Here, there is no evidence that anyone at Metallicus with the authority to enter a settlement agreement gave Mr. Dergosits “specific authorization” to do so. Irina Berkon, Metallicus's Chief Financial Officer, declares as follows under penalty of perjury: “At no time did I intend to or actually authorize Mr. Dergosits to agree to dismiss the declaratory judgment action. The counterprosal (sic) email that Mr. Dergosits sent to Proton AG's counsel was based upon a misunderstanding and miscommunication between Mr. Dergosits and Metallicus.” See Dkt. No. 29-2, Declaration Irina Berkon ISO Metallicus' Opposition ¶¶ 2-3. The CEO's executive assistant has also sworn that he erroneously told Mr. Dergosits to accept the settlement even though Metallicus's CEO and CFO had not decided to do so. See Dkt. No. 29-3, Declaration Nick Jimenez ISO Metallicus' Opposition ¶¶ 2-3. Based on this record, the Court finds no basis to conclude that Mr. Dergosits had “specific authorization” from Metallicus to bind it to a compromise settlement.
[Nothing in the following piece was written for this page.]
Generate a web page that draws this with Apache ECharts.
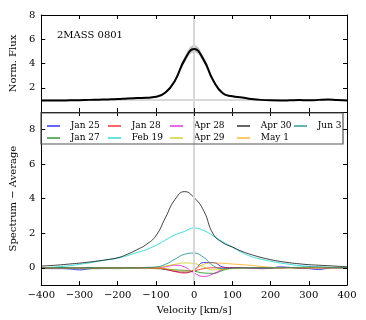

That does not necessarily end the matter. A client may still bind itself by ratifying the unauthorized acts of its attorney. Blanton, 38 Cal.3d at 408. And a client's failure to “promptly disaffirm” its agent's conduct on its behalf could amount to an implied ratification. NORCAL Mut. Ins. Co. v. Newton, 84 Cal.App.4th 64, 79, 100 Cal.Rptr.2d 683, 695 (2000). But here, Proton has not presented any direct evidence of ratification. And the Court finds that Metallicus promptly disaffirmed Mr. Dergosits's counterproposal by communicating within days that Metallicus in fact had not decided to settle the DJ action. See Dkt. No. 27-2 at 3 (“There was a miscommunication on our side about the counterproposal that I sent to you on Tuesday. Metallicus is not willing to dismiss the declaratory judgment action 09562 HSG.”).
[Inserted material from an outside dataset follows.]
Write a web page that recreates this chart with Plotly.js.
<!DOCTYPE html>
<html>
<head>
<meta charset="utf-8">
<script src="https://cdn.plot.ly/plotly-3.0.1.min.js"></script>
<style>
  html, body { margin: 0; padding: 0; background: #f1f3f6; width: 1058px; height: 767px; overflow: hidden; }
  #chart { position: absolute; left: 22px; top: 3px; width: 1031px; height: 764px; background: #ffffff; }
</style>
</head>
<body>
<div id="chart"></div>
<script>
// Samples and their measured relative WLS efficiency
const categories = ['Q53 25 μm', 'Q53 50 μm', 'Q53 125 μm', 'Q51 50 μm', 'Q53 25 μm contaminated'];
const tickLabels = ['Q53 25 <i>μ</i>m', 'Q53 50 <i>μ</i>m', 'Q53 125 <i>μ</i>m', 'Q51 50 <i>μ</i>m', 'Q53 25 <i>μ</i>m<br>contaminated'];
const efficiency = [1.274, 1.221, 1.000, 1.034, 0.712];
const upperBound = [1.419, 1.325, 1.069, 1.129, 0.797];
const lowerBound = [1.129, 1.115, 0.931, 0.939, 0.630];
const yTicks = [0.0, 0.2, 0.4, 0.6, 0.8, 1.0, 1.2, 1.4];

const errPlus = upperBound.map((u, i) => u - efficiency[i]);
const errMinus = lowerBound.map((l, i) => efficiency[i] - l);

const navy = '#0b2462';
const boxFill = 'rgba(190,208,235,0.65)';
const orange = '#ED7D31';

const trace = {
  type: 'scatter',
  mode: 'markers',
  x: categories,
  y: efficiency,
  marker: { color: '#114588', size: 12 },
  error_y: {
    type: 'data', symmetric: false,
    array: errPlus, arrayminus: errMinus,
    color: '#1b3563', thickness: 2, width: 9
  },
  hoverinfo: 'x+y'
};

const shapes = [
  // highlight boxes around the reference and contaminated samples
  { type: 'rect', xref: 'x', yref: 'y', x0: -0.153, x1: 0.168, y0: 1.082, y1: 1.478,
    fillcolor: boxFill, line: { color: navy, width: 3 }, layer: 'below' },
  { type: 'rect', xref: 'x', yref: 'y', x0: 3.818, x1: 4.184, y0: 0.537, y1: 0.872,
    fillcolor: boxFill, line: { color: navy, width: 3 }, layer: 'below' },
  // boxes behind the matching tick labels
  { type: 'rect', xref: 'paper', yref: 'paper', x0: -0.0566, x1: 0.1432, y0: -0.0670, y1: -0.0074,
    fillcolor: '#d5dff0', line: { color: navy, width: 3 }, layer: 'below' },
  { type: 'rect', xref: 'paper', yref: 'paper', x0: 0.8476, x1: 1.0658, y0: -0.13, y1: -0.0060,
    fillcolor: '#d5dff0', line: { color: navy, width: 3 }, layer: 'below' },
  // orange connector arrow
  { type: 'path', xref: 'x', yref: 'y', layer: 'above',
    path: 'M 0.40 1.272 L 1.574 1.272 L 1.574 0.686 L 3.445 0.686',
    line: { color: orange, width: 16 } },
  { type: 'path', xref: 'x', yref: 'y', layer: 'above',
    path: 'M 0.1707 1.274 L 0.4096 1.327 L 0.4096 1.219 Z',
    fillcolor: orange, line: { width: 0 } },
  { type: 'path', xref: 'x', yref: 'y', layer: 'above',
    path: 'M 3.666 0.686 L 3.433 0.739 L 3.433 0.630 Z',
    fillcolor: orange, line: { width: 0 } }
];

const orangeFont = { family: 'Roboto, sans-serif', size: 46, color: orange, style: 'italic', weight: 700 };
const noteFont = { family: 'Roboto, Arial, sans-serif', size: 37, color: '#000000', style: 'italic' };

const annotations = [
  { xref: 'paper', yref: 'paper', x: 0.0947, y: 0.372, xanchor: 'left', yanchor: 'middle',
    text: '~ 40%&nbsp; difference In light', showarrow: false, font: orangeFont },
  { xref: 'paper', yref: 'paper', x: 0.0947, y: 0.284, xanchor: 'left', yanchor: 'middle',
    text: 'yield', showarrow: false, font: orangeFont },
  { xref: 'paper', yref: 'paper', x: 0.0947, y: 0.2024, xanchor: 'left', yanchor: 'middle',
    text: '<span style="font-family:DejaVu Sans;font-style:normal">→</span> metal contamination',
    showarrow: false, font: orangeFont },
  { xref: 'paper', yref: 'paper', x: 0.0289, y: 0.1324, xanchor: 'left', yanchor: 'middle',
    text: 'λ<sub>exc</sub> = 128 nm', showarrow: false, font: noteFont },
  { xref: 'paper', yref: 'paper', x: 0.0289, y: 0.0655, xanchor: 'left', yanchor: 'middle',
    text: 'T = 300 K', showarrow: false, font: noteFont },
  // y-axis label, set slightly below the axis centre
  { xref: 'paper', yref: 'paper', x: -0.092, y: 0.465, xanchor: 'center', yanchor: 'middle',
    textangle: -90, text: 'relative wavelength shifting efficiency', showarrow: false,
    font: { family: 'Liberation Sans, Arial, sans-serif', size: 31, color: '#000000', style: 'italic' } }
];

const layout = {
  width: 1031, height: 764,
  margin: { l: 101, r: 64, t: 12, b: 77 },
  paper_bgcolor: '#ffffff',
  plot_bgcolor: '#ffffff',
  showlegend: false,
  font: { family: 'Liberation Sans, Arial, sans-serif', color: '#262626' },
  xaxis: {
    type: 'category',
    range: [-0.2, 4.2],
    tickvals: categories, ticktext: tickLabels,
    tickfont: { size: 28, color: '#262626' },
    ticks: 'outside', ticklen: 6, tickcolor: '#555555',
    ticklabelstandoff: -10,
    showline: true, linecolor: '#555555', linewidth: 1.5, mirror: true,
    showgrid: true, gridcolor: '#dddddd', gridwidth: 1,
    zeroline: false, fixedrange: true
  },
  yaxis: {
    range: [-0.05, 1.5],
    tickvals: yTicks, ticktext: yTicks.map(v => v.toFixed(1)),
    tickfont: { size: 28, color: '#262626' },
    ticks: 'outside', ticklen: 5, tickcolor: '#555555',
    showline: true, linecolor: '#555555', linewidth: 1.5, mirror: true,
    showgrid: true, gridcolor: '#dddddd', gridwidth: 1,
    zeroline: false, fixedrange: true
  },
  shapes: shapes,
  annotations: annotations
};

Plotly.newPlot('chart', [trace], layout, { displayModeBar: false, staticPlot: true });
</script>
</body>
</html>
Since Proton has not presented compelling evidence that Mr. Dergosits had either “specific authorization” from Metallicus to bind it to the settlement agreement, or that Metallicus ratified his conduct, the Court finds no basis to enforce the agreement. And while this Court has the discretion to dismiss an action for declaratory judgment, it declines to do so at this time. See Leadsinger, Inc. v. BMG Music Pub., 512 F.3d 522, 533 (9th Cir. 2008). Proton's motion is accordingly DENIED, but the parties are again encouraged to cooperate with respect to the duplicative lawsuits to avoid wasteful litigation.
IT IS SO ORDERED.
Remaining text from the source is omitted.